Comment on HP and Dell disable HEVC support built into their laptops’ CPUs
humanspiral@lemmy.ca 1 day ago
does dell/hp have to pay annual license fees in perpetuity for systems they sell???
gerowen@lemmy.world 11 hours ago
H.265 (HEVC) is not a free (as in freedom) codec, so yes. You as an individual consumer can use things like Handbrake to encode H.265 video for your personal use, probably using the free x265 software encoder, but in order for a device like your phone, camera, TV, laptop, etc. to have hardware accelerated encoding or decoding, the manufacturer has to pay a licensing fee.
This is true of lots of proprietary technologies. HDMI is another one. In order for a device to ship with an HDMI port (as opposed to Displayport), the manufacturer has to pay a per-device licensing fee.
LH0ezVT@sh.itjust.works 8 hours ago
To be fair, I think it is okay to ask for a one-time fee for something you’ve developed. You want to use this $tech that I made? Sure, pay me 10 ct for every device you put it in.
greenbelt@lemy.lol 8 hours ago
Do they also need to pay for VGA or DVI?
SynAcker@lemmy.dbzer0.com 8 hours ago
I’m not sure about those… But I do know what they don’t have to pay extra for is DisplayPort which is far superior to Hdmi.

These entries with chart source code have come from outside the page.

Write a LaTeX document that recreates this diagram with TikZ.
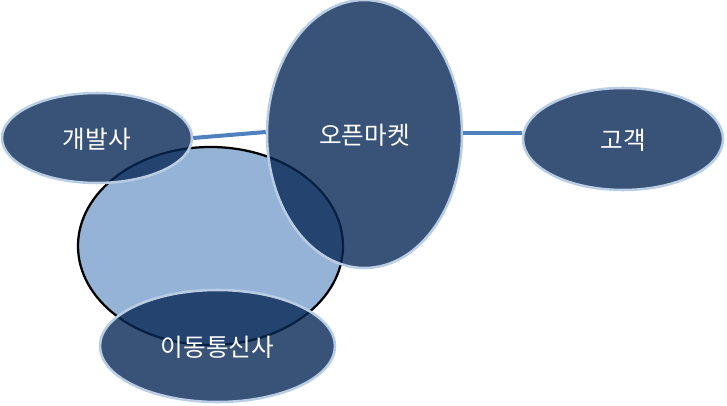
\documentclass[tikz,border=0pt]{standalone}
\usepackage{fontspec}
\newfontfamily\kr{Noto Sans CJK KR}
\usetikzlibrary{shapes.geometric}
\usetikzlibrary{positioning}

\definecolor{darkfill}{RGB}{8,40,86}
\definecolor{rimblue}{RGB}{185,205,229}
\definecolor{lightfill}{RGB}{149,179,215}
\definecolor{linkblue}{RGB}{79,129,189}

\begin{document}
\begin{tikzpicture}[x=0.75pt, y=-0.75pt,
  party/.style={ellipse, draw=rimblue, line width=1.9pt, fill=darkfill,
    fill opacity=0.8, text opacity=1, text=white, font=\kr\fontsize{18.5}{20}\selectfont,
    inner sep=0pt, text height=1.5em, text depth=0pt},
  link/.style={draw=linkblue, line width=3pt}]
\useasboundingbox (0,0) rectangle (727,406);

%big light ellipse
\node[ellipse, draw=black, line width=1.7pt, fill=lightfill,
  minimum width=198.75pt, minimum height=148.5pt] (base) at (210.5,246) {};

%parties
\node[party, minimum width=142.5pt, minimum height=67.5pt] (dev) at (97,138) {개발사};
\node[party, minimum width=146.25pt, minimum height=201pt] (market) at (364.5,134) {오픈마켓};
\node[party, minimum width=150pt, minimum height=76.5pt] (client) at (623,139) {고객};
\node[party, minimum width=176.25pt, minimum height=84pt] (telco) at (217.5,346) {이동통신사};

%links
\draw[link] (dev.east) -- ([yshift=1.5pt]market.west);
\draw[link] ([yshift=1pt]market.east) -- ([yshift=1pt]market.east -| client.west);
\end{tikzpicture}
\end{document}
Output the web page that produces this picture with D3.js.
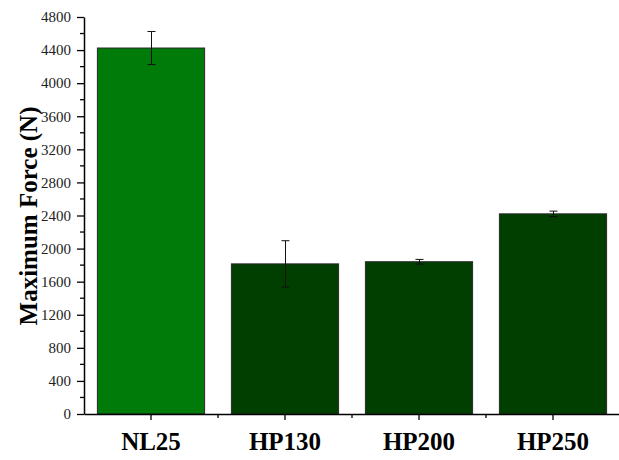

humanspiral@lemmy.ca 6 hours ago
Where I’m confused, is that it would be a perpertual/long term annual license fee per device. It would make sense to have a one time fee per device shipped. That would not affect older models.
I guess what is happening is that manufacturers can stop paying for the capabilities by “downgrading” their driver support, and it affects old and new systems the same when users “update”?
tiramichu@sh.itjust.works 1 hour ago
The headline is a little misleading.
As I understand it, they haven’t retroactively removed the HEVC capability from any devices that already shipped with it already enabled.
Rather, they have stopped including it in new ones of the same model or in certain new models, even though those machines still have CPUs which have the capability built in for it.
This has resulted in e.g. businesses buying a laptop which works fine for conference calls and other stuff, then buying another laptop the “exact same” and suddenly it’s nerfed.